_REQUIREMENT:_
Return all of the data exactly as given.

____

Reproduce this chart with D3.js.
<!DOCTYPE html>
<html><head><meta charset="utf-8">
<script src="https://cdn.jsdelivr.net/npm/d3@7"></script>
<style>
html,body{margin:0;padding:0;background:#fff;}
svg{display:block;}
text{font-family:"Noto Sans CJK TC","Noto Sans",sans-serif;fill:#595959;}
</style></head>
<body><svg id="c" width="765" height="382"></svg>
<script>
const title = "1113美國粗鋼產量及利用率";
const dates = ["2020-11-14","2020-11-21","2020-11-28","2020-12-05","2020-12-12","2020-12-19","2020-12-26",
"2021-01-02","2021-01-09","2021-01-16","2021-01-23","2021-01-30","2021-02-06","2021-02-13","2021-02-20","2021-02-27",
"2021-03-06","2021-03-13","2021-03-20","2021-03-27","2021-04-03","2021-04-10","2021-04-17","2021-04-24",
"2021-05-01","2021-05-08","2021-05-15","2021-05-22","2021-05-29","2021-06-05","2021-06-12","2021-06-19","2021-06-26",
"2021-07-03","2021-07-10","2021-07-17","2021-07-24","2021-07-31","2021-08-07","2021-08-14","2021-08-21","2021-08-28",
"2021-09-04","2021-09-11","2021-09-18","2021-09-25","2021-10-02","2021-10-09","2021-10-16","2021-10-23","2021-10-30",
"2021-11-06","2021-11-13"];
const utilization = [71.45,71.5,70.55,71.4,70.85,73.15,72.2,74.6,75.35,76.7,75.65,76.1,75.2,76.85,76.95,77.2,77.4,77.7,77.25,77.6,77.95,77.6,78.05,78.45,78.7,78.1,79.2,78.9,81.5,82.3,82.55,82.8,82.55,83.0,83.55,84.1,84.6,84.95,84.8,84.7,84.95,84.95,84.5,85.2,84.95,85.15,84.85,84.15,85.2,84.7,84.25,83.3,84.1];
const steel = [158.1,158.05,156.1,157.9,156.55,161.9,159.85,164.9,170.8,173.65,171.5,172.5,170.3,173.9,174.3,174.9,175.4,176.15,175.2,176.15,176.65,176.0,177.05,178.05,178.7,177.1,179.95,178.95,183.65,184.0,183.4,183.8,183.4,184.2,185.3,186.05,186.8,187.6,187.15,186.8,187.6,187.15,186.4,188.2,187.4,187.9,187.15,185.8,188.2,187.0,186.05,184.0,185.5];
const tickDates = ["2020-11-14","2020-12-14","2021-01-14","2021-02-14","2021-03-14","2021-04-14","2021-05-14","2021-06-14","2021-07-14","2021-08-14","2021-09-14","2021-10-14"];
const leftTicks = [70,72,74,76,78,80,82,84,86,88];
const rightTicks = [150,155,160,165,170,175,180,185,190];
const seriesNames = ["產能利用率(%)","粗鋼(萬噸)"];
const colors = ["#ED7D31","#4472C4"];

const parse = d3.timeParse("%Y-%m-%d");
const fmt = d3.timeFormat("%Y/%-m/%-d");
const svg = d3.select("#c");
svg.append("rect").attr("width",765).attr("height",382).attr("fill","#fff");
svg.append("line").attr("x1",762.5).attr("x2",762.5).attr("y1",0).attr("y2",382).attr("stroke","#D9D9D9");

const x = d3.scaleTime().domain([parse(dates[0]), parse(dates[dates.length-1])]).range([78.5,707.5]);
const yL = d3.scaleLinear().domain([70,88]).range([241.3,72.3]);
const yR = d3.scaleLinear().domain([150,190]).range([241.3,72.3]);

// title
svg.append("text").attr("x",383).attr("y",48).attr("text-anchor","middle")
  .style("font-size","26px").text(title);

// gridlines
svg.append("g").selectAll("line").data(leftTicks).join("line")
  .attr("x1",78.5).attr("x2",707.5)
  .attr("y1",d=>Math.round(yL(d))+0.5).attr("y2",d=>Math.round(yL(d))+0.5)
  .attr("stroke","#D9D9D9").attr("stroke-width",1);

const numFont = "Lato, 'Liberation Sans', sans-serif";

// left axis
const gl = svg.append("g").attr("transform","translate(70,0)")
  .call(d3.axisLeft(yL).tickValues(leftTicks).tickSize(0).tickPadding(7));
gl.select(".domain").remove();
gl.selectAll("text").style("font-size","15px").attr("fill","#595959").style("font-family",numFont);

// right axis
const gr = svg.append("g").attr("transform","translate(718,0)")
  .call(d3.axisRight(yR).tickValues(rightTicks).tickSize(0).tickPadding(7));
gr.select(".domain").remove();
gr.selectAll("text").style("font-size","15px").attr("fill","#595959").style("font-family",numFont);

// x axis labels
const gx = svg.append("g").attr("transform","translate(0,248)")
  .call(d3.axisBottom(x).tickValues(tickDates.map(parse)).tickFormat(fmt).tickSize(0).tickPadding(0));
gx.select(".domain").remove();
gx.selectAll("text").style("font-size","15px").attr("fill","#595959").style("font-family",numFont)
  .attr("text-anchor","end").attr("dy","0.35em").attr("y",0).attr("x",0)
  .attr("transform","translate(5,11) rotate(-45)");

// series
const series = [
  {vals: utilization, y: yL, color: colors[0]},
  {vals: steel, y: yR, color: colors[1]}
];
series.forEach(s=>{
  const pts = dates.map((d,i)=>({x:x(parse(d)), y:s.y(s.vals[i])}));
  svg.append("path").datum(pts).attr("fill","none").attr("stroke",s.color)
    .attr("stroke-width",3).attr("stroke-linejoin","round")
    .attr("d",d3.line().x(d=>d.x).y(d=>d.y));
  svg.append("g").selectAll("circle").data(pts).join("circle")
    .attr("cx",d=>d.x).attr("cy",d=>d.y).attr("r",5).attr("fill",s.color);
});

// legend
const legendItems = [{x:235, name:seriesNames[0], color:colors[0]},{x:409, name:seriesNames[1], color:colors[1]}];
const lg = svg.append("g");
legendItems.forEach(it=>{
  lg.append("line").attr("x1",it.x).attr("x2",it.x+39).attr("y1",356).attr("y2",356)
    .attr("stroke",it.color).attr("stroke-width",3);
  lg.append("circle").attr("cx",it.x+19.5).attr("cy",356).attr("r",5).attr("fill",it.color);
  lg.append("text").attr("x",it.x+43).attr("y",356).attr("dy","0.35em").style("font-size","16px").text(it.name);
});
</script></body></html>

____

_THE COMPLETED TASK:_
Reproduce this chart with D3.js.
<!DOCTYPE html>
<html><head><meta charset="utf-8">
<script src="https://cdn.jsdelivr.net/npm/d3@7"></script>
<style>
html,body{margin:0;padding:0;background:#fff;}
svg{display:block;}
text{font-family:"Noto Sans CJK TC","Noto Sans",sans-serif;fill:#595959;}
</style></head>
<body><svg id="c" width="765" height="382"></svg>
<script>
const title = "1113美國粗鋼產量及利用率";
const dates = ["2020-11-14","2020-11-21","2020-11-28","2020-12-05","2020-12-12","2020-12-19","2020-12-26",
"2021-01-02","2021-01-09","2021-01-16","2021-01-23","2021-01-30","2021-02-06","2021-02-13","2021-02-20","2021-02-27",
"2021-03-06","2021-03-13","2021-03-20","2021-03-27","2021-04-03","2021-04-10","2021-04-17","2021-04-24",
"2021-05-01","2021-05-08","2021-05-15","2021-05-22","2021-05-29","2021-06-05","2021-06-12","2021-06-19","2021-06-26",
"2021-07-03","2021-07-10","2021-07-17","2021-07-24","2021-07-31","2021-08-07","2021-08-14","2021-08-21","2021-08-28",
"2021-09-04","2021-09-11","2021-09-18","2021-09-25","2021-10-02","2021-10-09","2021-10-16","2021-10-23","2021-10-30",
"2021-11-06","2021-11-13"];
const utilization = [71.45,71.5,70.55,71.4,70.85,73.15,72.2,74.6,75.35,76.7,75.65,76.1,75.2,76.85,76.95,77.2,77.4,77.7,77.25,77.6,77.95,77.6,78.05,78.45,78.7,78.1,79.2,78.9,81.5,82.3,82.55,82.8,82.55,83.0,83.55,84.1,84.6,84.95,84.8,84.7,84.95,84.95,84.5,85.2,84.95,85.15,84.85,84.15,85.2,84.7,84.25,83.3,84.1];
const steel = [158.1,158.05,156.1,157.9,156.55,161.9,159.85,164.9,170.8,173.65,171.5,172.5,170.3,173.9,174.3,174.9,175.4,176.15,175.2,176.15,176.65,176.0,177.05,178.05,178.7,177.1,179.95,178.95,183.65,184.0,183.4,183.8,183.4,184.2,185.3,186.05,186.8,187.6,187.15,186.8,187.6,187.15,186.4,188.2,187.4,187.9,187.15,185.8,188.2,187.0,186.05,184.0,185.5];
const tickDates = ["2020-11-14","2020-12-14","2021-01-14","2021-02-14","2021-03-14","2021-04-14","2021-05-14","2021-06-14","2021-07-14","2021-08-14","2021-09-14","2021-10-14"];
const leftTicks = [70,72,74,76,78,80,82,84,86,88];
const rightTicks = [150,155,160,165,170,175,180,185,190];
const seriesNames = ["產能利用率(%)","粗鋼(萬噸)"];
const colors = ["#ED7D31","#4472C4"];

const parse = d3.timeParse("%Y-%m-%d");
const fmt = d3.timeFormat("%Y/%-m/%-d");
const svg = d3.select("#c");
svg.append("rect").attr("width",765).attr("height",382).attr("fill","#fff");
svg.append("line").attr("x1",762.5).attr("x2",762.5).attr("y1",0).attr("y2",382).attr("stroke","#D9D9D9");

const x = d3.scaleTime().domain([parse(dates[0]), parse(dates[dates.length-1])]).range([78.5,707.5]);
const yL = d3.scaleLinear().domain([70,88]).range([241.3,72.3]);
const yR = d3.scaleLinear().domain([150,190]).range([241.3,72.3]);

// title
svg.append("text").attr("x",383).attr("y",48).attr("text-anchor","middle")
  .style("font-size","26px").text(title);

// gridlines
svg.append("g").selectAll("line").data(leftTicks).join("line")
  .attr("x1",78.5).attr("x2",707.5)
  .attr("y1",d=>Math.round(yL(d))+0.5).attr("y2",d=>Math.round(yL(d))+0.5)
  .attr("stroke","#D9D9D9").attr("stroke-width",1);

const numFont = "Lato, 'Liberation Sans', sans-serif";

// left axis
const gl = svg.append("g").attr("transform","translate(70,0)")
  .call(d3.axisLeft(yL).tickValues(leftTicks).tickSize(0).tickPadding(7));
gl.select(".domain").remove();
gl.selectAll("text").style("font-size","15px").attr("fill","#595959").style("font-family",numFont);

// right axis
const gr = svg.append("g").attr("transform","translate(718,0)")
  .call(d3.axisRight(yR).tickValues(rightTicks).tickSize(0).tickPadding(7));
gr.select(".domain").remove();
gr.selectAll("text").style("font-size","15px").attr("fill","#595959").style("font-family",numFont);

// x axis labels
const gx = svg.append("g").attr("transform","translate(0,248)")
  .call(d3.axisBottom(x).tickValues(tickDates.map(parse)).tickFormat(fmt).tickSize(0).tickPadding(0));
gx.select(".domain").remove();
gx.selectAll("text").style("font-size","15px").attr("fill","#595959").style("font-family",numFont)
  .attr("text-anchor","end").attr("dy","0.35em").attr("y",0).attr("x",0)
  .attr("transform","translate(5,11) rotate(-45)");

// series
const series = [
  {vals: utilization, y: yL, color: colors[0]},
  {vals: steel, y: yR, color: colors[1]}
];
series.forEach(s=>{
  const pts = dates.map((d,i)=>({x:x(parse(d)), y:s.y(s.vals[i])}));
  svg.append("path").datum(pts).attr("fill","none").attr("stroke",s.color)
    .attr("stroke-width",3).attr("stroke-linejoin","round")
    .attr("d",d3.line().x(d=>d.x).y(d=>d.y));
  svg.append("g").selectAll("circle").data(pts).join("circle")
    .attr("cx",d=>d.x).attr("cy",d=>d.y).attr("r",5).attr("fill",s.color);
});

// legend
const legendItems = [{x:235, name:seriesNames[0], color:colors[0]},{x:409, name:seriesNames[1], color:colors[1]}];
const lg = svg.append("g");
legendItems.forEach(it=>{
  lg.append("line").attr("x1",it.x).attr("x2",it.x+39).attr("y1",356).attr("y2",356)
    .attr("stroke",it.color).attr("stroke-width",3);
  lg.append("circle").attr("cx",it.x+19.5).attr("cy",356).attr("r",5).attr("fill",it.color);
  lg.append("text").attr("x",it.x+43).attr("y",356).attr("dy","0.35em").style("font-size","16px").text(it.name);
});
</script></body></html>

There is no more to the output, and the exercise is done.